For the more serious runner, assessing the purpose is usually the job of the running coach, so if in doubt, put the question to them. Why are we doing this? If a reasonable answer isn’t forthcoming it might be time to look for a new running mentor. Just doing it because it’s always been done that way isn’t a satisfactory response. Are your goals aligned with your coach’s strategy?
If you’re self-coaching, you need to be aware of some common traps that examining your purpose can help you avoid. Completing junk miles is probably the most common mistake runners make and is very much akin to sitting in a meeting that you don’t need to be at. In both cases you’ll lose an hour of your life that you’ll never get back, for no benefit whatsoever. These long, slow plods that you add to your schedule to hit some arbitrary mileage target can often do more harm than good. A rest day, some cross-training or a gym session might well be more productive in the longer term.
The second mistake I often see is hard training sessions that are always the same.

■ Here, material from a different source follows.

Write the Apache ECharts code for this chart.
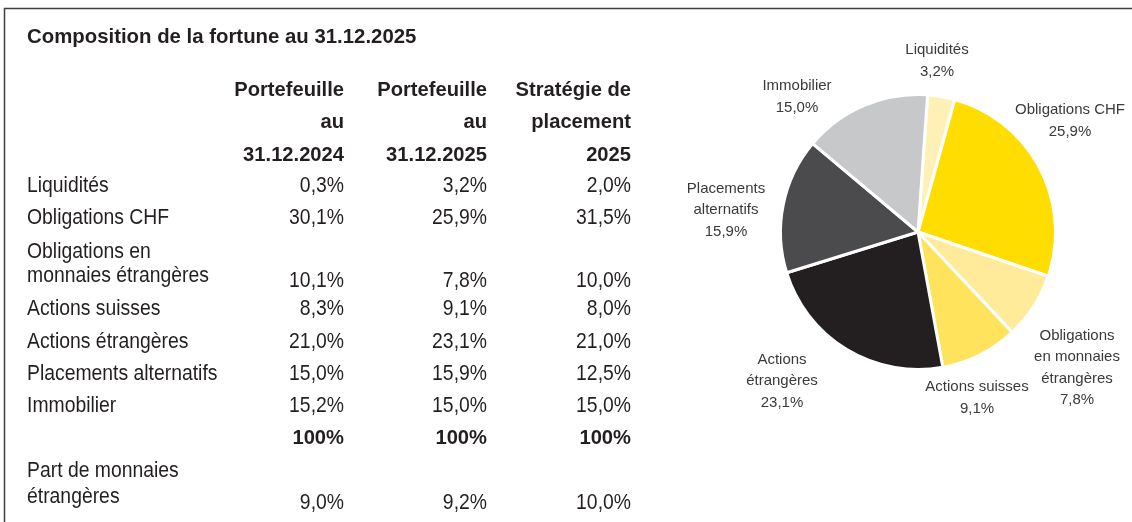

These workouts are often dressed up to look different, but on closer inspection they are done at the same pace and work on stimulating only one aspect of your running fitness. Often these are scheduled twice in the same week – an even bigger sin. You need to train over a wide range of paces to be a complete runner. Don’t avoid working on your weaknesses and paper over the cracks by doing the same training all the time.
Finally, if the purpose of a particular run is to run easy and recover, do just that. Don’t be tempted to run faster than you need to or race your training partners – let them go. Winning in training is one thing, but being able to bring your best on race day is another thing altogether.